Glad to have "Conspiracy Theory" used in the way Elon Musk did. More of that will help remove the association of fictional conspiracy theories among the masses.

Excellent comment!

 2 years ago  Reveal Comment

I remember when I first saw them fall I told my coworker that I think it might come out that a controlled explosion was triggered to protect the surrounding buildings. Maybe these charges are in place in other buildings, just in case. A secret like that would probably also be covered up. I heard an accepted explanation is that the momentum of the upper floors falling down - having their moorings molten by the aircraft fuel fire - caused every floor below to continue crashing straight downward. The tower that was not hit? Good question. Maybe the shock waves to its foundation affected it like with the hotel in Florida.
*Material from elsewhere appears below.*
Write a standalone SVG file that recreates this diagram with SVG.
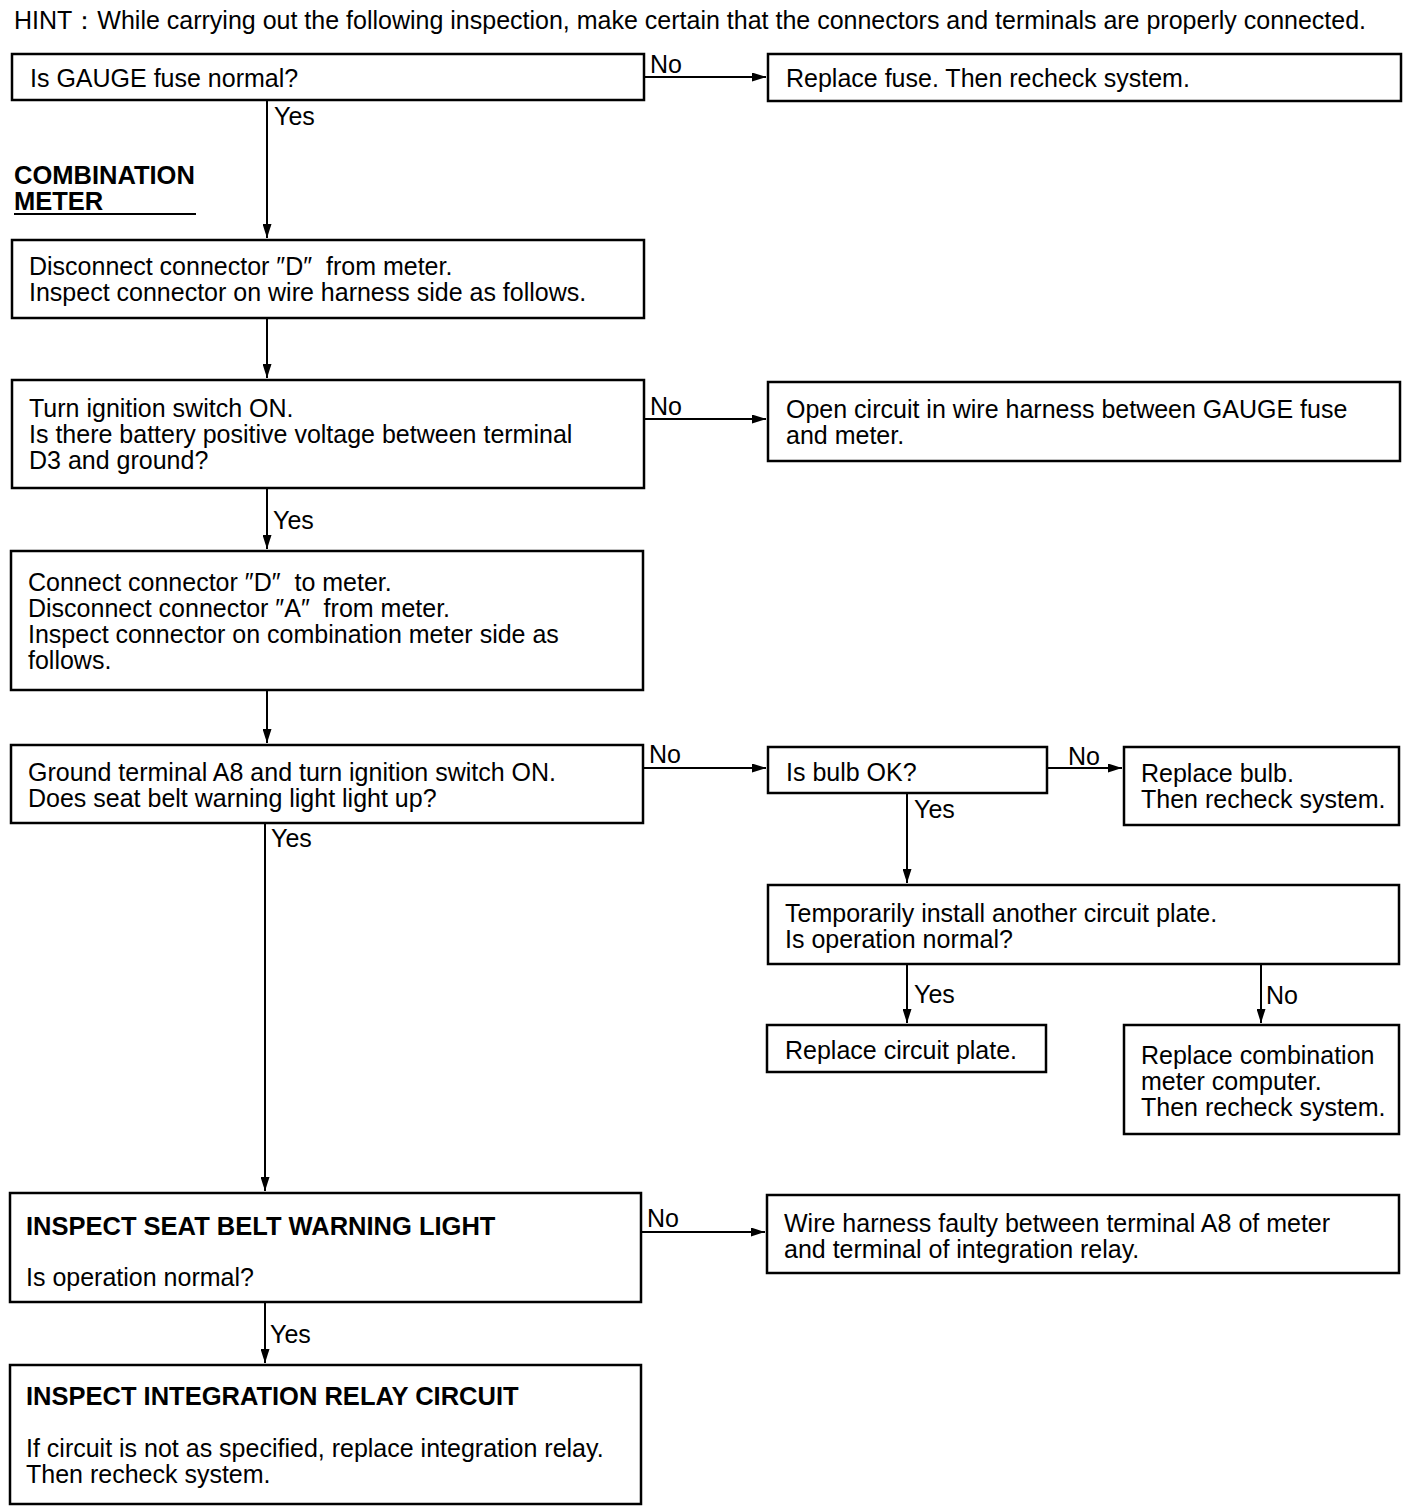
<svg xmlns="http://www.w3.org/2000/svg" width="1408" height="1512" viewBox="0 0 1408 1512">
<style>
text{font-family:"Liberation Sans",Arial,sans-serif;font-size:25px;fill:#000}
.b{font-weight:bold;font-size:25.5px}
.n rect{fill:#fff;stroke:#000;stroke-width:2.5}
.c line{stroke:#000;stroke-width:2}
</style>
<defs>
<marker id="ah" viewBox="0 0 14 9" refX="14" refY="4.5" markerWidth="14" markerHeight="9" markerUnits="userSpaceOnUse" orient="auto">
<path d="M0,0L14,4.5L0,9z" fill="#000"/>
</marker>
</defs>
<rect width="1408" height="1512" fill="#fff"/>
<text x="14" y="29">HINT：While carrying out the following inspection, make certain that the connectors and terminals are properly connected.</text>
<g id="title"><text class="b" x="14" y="184">COMBINATION</text><text class="b" x="14" y="210">METER</text><line x1="14" y1="214" x2="196" y2="214" stroke="#000" stroke-width="2"/></g>
<g class="c" id="connectors">
<line x1="644" y1="77" x2="766" y2="77" marker-end="url(#ah)"/>
<line x1="267" y1="100" x2="267" y2="238" marker-end="url(#ah)"/>
<line x1="267" y1="318" x2="267" y2="378" marker-end="url(#ah)"/>
<line x1="644" y1="419" x2="766" y2="419" marker-end="url(#ah)"/>
<line x1="267" y1="488" x2="267" y2="549" marker-end="url(#ah)"/>
<line x1="267" y1="690" x2="267" y2="743" marker-end="url(#ah)"/>
<line x1="643" y1="768" x2="766" y2="768" marker-end="url(#ah)"/>
<line x1="1047" y1="768" x2="1122" y2="768" marker-end="url(#ah)"/>
<line x1="907" y1="793" x2="907" y2="883" marker-end="url(#ah)"/>
<line x1="907" y1="964" x2="907" y2="1023" marker-end="url(#ah)"/>
<line x1="1261" y1="964" x2="1261" y2="1023" marker-end="url(#ah)"/>
<line x1="265" y1="823" x2="265" y2="1191" marker-end="url(#ah)"/>
<line x1="641" y1="1232" x2="765" y2="1232" marker-end="url(#ah)"/>
<line x1="265" y1="1302" x2="265" y2="1363" marker-end="url(#ah)"/>
<text x="650" y="73">No</text>
<text x="274" y="125">Yes</text>
<text x="650" y="415">No</text>
<text x="273" y="529">Yes</text>
<text x="649" y="763">No</text>
<text x="1068" y="765">No</text>
<text x="914" y="818">Yes</text>
<text x="914" y="1003">Yes</text>
<text x="1266" y="1004">No</text>
<text x="271" y="847">Yes</text>
<text x="647" y="1227">No</text>
<text x="270" y="1343">Yes</text>
</g>
<g class="n" id="n1"><rect x="12" y="54" width="632" height="46"/><text x="30" y="87">Is GAUGE fuse normal?</text></g>
<g class="n" id="n1no"><rect x="768" y="54" width="633" height="47"/><text x="786" y="87">Replace fuse. Then recheck system.</text></g>
<g class="n" id="n2"><rect x="12" y="240" width="632" height="78"/><text x="29" y="275">Disconnect connector ″D″&#160;&#160;from meter.</text><text x="29" y="301">Inspect connector on wire harness side as follows.</text></g>
<g class="n" id="n3"><rect x="12" y="380" width="632" height="108"/><text x="29" y="417">Turn ignition switch ON.</text><text x="29" y="443">Is there battery positive voltage between terminal</text><text x="29" y="469">D3 and ground?</text></g>
<g class="n" id="n3no"><rect x="768" y="382" width="632" height="79"/><text x="786" y="418">Open circuit in wire harness between GAUGE fuse</text><text x="786" y="444">and meter.</text></g>
<g class="n" id="n4"><rect x="11" y="551" width="632" height="139"/><text x="28" y="591">Connect connector ″D″&#160;&#160;to meter.</text><text x="28" y="617">Disconnect connector ″A″&#160;&#160;from meter.</text><text x="28" y="643">Inspect connector on combination meter side as</text><text x="28" y="669">follows.</text></g>
<g class="n" id="n5"><rect x="11" y="745" width="632" height="78"/><text x="28" y="781">Ground terminal A8 and turn ignition switch ON.</text><text x="28" y="807">Does seat belt warning light light up?</text></g>
<g class="n" id="bulb"><rect x="768" y="747" width="279" height="46"/><text x="786" y="781">Is bulb OK?</text></g>
<g class="n" id="rbulb"><rect x="1124" y="747" width="275" height="78"/><text x="1141" y="782">Replace bulb.</text><text x="1141" y="808">Then recheck system.</text></g>
<g class="n" id="plate"><rect x="768" y="885" width="631" height="79"/><text x="785" y="922">Temporarily install another circuit plate.</text><text x="785" y="948">Is operation normal?</text></g>
<g class="n" id="rplate"><rect x="767" y="1025" width="279" height="47"/><text x="785" y="1059">Replace circuit plate.</text></g>
<g class="n" id="rcomp"><rect x="1124" y="1025" width="275" height="109"/><text x="1141" y="1064">Replace combination</text><text x="1141" y="1090">meter computer.</text><text x="1141" y="1116">Then recheck system.</text></g>
<g class="n" id="n6"><rect x="10" y="1193" width="631" height="109"/><text class="b" x="26" y="1235">INSPECT SEAT BELT WARNING LIGHT</text><text x="26" y="1286">Is operation normal?</text></g>
<g class="n" id="n6no"><rect x="767" y="1195" width="632" height="78"/><text x="784" y="1232">Wire harness faulty between terminal A8 of meter</text><text x="784" y="1258">and terminal of integration relay.</text></g>
<g class="n" id="n7"><rect x="10" y="1365" width="631" height="139"/><text class="b" x="26" y="1405">INSPECT INTEGRATION RELAY CIRCUIT</text><text x="26" y="1457">If circuit is not as specified, replace integration relay.</text><text x="26" y="1483">Then recheck system.</text></g>
</svg>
Do you know where these non-conspiracy theories have been discussed? I have to remind myself that these are not toy or model sized towers whose weight is far outmatched by the strength of the material they are built with. The question is, do the physics formulae involved calculate to cause this result.

having their moorings molten by the aircraft fuel fire

I have to say it. Jet fuel can't melt steel beams. This is why there are oxy-acetylene torches.

 2 years ago  Reveal Comment

Unless it was built that way. I would need to eliminate more likely causes before digging on this one. I am not sure lasers from the sky would be more likely than this theory.